(Entries with chart source code)
+--

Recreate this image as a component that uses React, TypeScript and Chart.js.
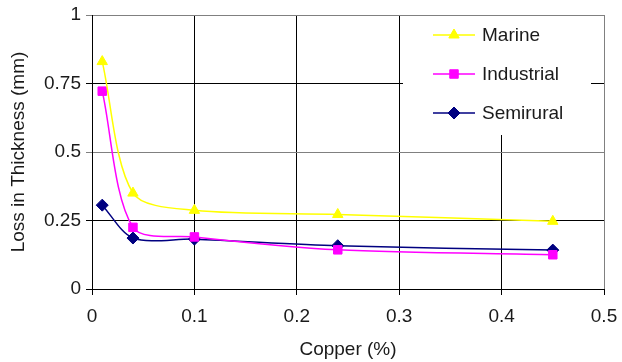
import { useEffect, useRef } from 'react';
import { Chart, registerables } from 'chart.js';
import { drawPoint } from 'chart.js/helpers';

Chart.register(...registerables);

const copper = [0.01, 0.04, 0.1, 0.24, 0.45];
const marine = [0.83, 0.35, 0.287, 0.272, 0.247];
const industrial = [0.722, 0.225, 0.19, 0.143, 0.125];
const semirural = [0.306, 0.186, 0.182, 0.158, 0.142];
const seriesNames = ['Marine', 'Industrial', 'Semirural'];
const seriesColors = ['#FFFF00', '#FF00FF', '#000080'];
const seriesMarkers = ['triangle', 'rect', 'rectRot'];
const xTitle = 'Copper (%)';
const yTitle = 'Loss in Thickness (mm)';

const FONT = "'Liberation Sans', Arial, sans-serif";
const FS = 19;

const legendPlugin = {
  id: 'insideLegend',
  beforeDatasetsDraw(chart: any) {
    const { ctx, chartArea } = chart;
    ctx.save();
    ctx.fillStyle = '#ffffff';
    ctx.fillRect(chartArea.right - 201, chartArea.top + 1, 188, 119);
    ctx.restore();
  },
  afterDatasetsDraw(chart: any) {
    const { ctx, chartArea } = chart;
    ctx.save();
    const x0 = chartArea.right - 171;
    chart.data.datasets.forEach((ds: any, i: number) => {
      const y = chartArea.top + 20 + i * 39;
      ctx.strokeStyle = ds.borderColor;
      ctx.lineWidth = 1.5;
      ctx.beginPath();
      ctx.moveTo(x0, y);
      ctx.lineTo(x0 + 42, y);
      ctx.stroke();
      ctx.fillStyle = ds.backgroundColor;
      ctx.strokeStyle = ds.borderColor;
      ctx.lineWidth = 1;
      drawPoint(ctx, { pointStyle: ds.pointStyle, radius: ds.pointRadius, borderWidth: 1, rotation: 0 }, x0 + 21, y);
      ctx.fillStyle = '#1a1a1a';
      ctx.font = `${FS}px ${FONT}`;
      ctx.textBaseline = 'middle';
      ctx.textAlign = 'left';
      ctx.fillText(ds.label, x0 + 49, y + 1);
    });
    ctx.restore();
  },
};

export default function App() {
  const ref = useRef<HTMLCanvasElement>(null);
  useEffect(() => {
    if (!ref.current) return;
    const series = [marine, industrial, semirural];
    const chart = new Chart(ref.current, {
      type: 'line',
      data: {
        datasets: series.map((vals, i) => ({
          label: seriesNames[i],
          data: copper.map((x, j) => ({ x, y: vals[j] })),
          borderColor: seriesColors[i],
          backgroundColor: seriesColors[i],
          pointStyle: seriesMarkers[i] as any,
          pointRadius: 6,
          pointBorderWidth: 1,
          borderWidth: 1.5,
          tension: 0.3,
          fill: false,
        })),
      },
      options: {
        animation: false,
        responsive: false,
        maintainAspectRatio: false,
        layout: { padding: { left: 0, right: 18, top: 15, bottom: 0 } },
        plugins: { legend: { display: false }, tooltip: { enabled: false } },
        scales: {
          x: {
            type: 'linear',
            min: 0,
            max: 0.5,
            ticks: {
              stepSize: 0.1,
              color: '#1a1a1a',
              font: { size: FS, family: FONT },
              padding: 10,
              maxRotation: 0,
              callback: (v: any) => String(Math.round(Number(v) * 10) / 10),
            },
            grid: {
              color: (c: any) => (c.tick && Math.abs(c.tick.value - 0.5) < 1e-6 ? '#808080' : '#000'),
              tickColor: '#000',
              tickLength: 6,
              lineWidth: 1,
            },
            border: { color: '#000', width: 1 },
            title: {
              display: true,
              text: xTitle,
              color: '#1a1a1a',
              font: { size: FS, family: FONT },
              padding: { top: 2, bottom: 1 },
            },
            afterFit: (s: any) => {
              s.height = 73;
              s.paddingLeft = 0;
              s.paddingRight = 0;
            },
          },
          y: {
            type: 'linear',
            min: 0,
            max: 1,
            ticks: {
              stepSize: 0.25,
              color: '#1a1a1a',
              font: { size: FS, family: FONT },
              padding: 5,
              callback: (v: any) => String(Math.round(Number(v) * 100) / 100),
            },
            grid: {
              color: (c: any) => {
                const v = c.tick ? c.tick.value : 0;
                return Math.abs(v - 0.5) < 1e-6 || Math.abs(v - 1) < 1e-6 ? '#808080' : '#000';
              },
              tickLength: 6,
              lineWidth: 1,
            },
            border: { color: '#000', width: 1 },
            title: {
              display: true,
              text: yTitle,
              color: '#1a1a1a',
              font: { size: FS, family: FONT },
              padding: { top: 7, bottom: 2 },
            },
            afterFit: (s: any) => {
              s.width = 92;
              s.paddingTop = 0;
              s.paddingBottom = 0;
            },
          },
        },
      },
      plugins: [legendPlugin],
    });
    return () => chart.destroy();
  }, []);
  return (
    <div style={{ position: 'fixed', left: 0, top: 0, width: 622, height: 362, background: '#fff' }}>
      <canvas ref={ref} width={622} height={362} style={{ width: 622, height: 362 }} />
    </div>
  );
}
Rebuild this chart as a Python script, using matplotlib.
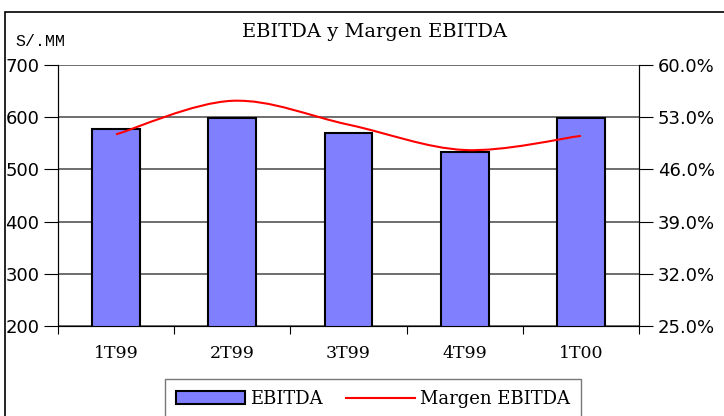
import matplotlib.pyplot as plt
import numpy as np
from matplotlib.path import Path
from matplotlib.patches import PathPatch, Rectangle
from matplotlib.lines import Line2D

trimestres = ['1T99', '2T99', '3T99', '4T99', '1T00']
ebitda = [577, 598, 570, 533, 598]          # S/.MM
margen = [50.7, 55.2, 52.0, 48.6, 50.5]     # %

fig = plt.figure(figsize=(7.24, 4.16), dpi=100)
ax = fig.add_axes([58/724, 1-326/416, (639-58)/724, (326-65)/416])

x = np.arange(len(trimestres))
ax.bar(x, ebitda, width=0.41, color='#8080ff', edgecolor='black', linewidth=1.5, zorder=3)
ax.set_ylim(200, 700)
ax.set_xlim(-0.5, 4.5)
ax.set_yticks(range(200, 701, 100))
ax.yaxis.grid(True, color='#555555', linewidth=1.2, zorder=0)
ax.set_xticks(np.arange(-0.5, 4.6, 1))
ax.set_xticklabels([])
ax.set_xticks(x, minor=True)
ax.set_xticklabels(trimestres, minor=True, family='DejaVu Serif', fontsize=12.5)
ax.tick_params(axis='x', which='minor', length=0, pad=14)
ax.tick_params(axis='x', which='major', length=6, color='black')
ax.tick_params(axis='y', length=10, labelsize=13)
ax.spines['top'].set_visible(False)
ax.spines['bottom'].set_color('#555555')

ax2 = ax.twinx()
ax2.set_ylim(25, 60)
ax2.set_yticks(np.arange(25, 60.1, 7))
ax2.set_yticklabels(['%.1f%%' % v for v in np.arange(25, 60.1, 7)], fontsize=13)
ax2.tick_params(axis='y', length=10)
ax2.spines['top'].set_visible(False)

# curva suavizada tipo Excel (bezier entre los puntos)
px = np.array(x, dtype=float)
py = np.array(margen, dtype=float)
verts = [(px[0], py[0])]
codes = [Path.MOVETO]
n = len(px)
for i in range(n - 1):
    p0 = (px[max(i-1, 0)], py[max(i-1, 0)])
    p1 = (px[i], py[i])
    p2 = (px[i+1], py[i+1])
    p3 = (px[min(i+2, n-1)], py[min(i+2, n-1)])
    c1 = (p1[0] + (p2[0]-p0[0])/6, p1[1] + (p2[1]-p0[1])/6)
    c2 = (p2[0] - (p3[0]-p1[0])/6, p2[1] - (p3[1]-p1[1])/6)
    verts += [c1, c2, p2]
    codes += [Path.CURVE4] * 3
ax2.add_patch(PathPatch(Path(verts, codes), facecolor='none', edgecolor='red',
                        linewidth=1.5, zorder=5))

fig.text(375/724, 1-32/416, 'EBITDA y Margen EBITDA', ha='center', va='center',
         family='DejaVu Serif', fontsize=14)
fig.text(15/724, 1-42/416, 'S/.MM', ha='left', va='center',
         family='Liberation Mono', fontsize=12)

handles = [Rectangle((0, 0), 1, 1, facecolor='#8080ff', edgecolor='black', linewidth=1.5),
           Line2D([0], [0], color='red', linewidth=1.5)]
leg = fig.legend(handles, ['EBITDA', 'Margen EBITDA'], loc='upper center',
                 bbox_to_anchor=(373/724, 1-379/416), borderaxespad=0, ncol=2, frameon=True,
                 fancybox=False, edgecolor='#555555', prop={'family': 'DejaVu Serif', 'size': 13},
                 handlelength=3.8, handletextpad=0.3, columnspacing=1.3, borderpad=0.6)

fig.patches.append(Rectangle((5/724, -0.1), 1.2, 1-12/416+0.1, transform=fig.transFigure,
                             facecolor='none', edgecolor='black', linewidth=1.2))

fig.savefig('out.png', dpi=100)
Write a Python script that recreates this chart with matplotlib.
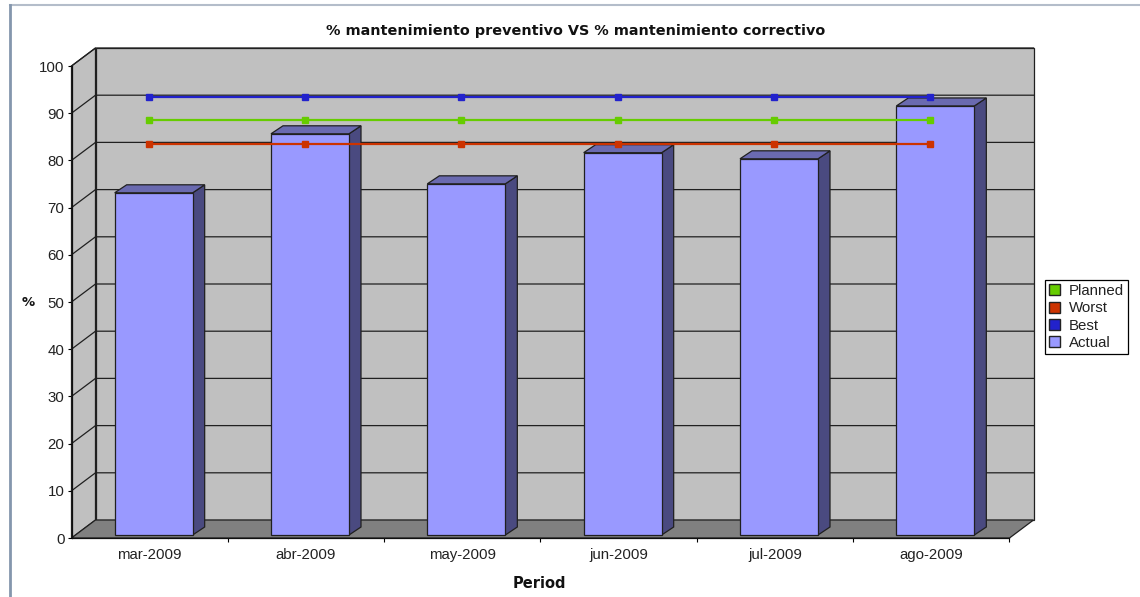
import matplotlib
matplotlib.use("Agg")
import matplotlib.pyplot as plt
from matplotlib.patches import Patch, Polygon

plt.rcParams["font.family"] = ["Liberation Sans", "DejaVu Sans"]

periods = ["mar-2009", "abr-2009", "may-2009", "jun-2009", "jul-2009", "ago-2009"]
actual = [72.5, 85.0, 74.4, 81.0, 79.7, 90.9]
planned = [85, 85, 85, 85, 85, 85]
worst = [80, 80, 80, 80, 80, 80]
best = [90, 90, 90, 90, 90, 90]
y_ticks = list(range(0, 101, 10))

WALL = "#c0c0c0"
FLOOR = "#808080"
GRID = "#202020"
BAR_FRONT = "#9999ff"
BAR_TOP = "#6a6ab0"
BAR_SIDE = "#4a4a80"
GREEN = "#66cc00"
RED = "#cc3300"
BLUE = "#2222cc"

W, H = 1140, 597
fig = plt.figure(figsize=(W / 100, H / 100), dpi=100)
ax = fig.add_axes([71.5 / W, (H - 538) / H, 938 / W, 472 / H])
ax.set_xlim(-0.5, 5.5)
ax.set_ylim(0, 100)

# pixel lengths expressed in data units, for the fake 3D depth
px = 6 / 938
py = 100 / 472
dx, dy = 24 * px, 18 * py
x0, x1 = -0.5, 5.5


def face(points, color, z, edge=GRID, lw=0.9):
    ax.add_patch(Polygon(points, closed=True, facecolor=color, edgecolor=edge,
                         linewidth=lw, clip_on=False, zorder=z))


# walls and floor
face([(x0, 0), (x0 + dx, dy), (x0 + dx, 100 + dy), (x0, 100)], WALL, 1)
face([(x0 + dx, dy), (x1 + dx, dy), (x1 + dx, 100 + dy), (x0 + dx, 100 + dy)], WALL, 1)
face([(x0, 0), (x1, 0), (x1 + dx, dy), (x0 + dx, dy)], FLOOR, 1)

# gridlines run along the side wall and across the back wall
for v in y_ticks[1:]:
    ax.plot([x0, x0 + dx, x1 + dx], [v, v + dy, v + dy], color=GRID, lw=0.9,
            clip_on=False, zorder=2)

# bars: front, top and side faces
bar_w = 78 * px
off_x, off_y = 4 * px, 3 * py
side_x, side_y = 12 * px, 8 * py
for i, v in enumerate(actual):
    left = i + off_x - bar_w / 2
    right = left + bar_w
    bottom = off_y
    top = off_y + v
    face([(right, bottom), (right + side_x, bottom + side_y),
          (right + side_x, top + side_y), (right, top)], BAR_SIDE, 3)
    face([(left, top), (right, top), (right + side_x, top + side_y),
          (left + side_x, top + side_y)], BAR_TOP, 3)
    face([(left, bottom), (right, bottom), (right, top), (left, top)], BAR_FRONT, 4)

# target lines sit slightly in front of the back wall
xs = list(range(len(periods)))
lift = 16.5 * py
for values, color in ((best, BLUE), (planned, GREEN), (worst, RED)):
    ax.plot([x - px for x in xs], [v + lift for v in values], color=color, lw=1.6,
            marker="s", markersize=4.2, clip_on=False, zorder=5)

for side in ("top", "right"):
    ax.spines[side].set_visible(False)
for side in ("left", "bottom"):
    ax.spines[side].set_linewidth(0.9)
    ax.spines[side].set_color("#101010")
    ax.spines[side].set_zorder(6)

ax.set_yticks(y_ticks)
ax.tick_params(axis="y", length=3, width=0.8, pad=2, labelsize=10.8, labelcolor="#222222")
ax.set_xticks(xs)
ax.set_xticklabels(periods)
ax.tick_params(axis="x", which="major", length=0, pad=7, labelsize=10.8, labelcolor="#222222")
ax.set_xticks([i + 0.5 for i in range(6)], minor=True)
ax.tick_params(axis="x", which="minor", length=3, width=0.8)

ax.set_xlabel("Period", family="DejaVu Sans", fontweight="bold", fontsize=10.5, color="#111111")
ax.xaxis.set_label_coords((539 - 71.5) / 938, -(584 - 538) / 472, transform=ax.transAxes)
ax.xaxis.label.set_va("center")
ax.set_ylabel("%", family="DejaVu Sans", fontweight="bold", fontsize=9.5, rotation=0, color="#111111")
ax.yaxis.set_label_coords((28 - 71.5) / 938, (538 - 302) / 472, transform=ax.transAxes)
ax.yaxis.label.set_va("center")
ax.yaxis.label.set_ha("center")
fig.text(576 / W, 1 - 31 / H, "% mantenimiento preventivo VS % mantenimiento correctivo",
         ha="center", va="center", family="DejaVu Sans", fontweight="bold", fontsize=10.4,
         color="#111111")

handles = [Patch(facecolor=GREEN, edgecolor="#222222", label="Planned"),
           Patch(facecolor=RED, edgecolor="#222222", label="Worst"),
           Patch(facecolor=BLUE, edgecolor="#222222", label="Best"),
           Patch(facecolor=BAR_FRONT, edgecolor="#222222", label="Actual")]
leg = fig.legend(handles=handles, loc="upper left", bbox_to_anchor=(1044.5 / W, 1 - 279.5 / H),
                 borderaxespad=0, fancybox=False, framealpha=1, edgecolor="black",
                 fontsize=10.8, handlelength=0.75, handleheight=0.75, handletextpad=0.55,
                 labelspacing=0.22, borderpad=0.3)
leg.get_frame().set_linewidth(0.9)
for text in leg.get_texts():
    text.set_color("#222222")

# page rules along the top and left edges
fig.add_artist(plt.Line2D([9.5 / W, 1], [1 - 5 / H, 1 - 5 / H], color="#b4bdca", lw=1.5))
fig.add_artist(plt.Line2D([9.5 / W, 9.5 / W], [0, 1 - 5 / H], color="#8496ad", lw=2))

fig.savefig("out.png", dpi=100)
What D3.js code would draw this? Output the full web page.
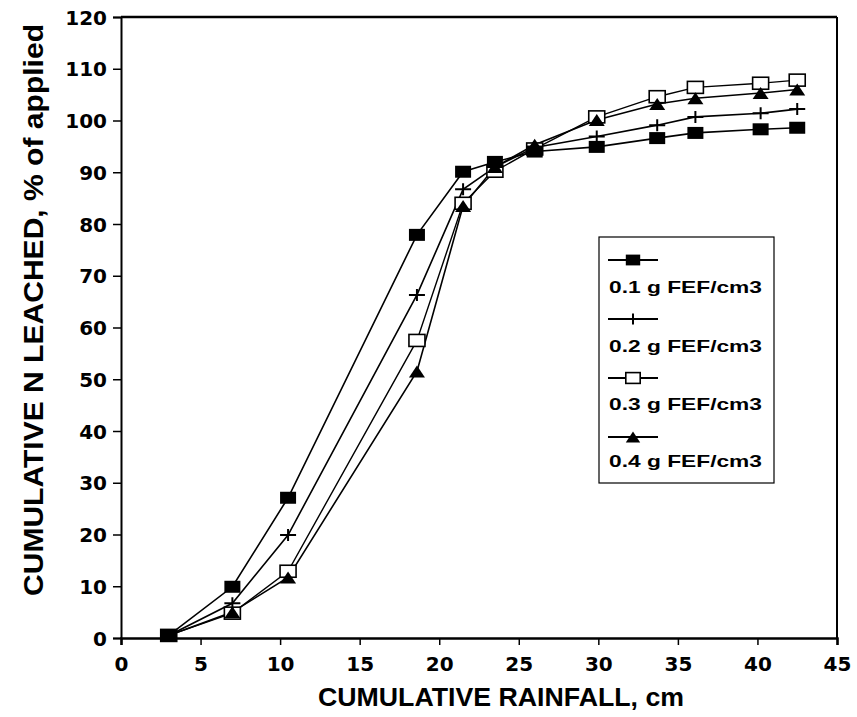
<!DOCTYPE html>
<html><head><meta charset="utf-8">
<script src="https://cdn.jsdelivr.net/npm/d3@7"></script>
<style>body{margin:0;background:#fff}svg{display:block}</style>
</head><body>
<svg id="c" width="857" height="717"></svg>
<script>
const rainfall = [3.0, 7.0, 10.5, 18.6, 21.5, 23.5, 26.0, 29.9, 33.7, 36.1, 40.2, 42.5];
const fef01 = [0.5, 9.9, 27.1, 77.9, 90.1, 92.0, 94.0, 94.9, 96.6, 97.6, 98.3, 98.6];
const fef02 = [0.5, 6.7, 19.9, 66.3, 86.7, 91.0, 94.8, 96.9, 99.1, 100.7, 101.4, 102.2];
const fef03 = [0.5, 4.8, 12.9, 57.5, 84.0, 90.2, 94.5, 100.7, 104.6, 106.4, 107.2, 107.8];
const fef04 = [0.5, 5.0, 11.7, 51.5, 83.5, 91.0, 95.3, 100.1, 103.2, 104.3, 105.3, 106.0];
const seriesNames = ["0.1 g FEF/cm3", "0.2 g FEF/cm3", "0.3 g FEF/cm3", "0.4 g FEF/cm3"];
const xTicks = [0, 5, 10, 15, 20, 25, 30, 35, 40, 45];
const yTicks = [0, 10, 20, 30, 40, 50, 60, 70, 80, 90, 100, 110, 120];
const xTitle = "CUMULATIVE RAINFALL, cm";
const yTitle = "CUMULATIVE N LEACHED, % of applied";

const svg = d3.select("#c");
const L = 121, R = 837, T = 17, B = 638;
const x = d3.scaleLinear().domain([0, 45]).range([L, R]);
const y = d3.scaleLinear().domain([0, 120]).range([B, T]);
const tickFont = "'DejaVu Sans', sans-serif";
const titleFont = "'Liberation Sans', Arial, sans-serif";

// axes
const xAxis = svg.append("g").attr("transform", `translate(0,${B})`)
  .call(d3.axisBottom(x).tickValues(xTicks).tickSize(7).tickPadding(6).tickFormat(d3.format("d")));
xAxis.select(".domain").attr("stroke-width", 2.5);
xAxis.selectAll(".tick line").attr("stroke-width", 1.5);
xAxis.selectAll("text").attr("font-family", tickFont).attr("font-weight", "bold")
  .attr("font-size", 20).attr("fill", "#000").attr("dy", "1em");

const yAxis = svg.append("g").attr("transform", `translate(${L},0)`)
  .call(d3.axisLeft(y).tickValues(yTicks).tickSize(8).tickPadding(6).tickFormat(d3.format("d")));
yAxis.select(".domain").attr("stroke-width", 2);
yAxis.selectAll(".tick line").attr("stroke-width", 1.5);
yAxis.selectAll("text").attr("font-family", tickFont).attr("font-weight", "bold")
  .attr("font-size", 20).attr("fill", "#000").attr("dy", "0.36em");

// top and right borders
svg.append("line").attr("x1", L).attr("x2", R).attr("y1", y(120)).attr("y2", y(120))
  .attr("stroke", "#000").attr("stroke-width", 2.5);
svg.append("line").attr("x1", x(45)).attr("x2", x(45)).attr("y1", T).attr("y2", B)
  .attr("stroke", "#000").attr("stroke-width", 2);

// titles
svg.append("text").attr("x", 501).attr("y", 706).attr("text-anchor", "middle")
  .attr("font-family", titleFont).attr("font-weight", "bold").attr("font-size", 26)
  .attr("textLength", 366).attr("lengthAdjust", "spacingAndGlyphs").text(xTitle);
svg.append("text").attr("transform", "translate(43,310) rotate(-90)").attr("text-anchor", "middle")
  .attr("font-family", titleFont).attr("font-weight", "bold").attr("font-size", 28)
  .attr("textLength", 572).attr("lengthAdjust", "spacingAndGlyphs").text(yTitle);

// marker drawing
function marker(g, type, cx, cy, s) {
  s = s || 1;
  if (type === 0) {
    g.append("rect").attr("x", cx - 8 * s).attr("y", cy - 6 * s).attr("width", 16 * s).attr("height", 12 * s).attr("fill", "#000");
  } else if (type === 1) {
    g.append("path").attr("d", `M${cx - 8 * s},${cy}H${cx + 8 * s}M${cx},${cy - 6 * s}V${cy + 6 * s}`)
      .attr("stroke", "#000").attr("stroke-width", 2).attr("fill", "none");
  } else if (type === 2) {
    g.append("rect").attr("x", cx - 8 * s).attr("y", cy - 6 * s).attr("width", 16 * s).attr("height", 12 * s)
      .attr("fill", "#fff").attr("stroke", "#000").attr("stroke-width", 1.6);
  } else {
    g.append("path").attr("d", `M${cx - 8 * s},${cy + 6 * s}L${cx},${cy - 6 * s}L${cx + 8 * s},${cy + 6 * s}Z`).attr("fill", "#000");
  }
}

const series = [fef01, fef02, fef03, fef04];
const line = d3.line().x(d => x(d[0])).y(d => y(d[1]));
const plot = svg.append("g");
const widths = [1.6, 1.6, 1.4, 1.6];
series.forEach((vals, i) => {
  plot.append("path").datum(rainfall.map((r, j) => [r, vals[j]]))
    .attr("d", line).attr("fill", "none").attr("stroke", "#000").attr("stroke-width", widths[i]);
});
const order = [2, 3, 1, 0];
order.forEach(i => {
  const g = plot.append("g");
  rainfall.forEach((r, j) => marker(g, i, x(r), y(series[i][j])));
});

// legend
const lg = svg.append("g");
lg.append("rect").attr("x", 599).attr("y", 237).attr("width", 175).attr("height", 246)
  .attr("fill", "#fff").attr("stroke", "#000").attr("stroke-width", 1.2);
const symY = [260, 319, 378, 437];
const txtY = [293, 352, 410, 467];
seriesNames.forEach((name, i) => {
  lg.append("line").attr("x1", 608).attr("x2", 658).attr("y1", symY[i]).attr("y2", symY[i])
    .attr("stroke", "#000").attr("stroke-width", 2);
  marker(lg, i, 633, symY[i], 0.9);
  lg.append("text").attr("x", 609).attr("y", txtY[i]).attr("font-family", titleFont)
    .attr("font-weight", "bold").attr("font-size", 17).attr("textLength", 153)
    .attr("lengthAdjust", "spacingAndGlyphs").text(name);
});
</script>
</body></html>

+--

#### Given task
Return exactly what appears from the opening line of the material through the line with "Chart.register(...registerables);", apart from the pictures.

#### Correct response
Recreate this image as a component that uses React, TypeScript and Chart.js.
import { useEffect, useRef } from 'react';
import { Chart, registerables } from 'chart.js';
import { drawPoint } from 'chart.js/helpers';

Chart.register(...registerables);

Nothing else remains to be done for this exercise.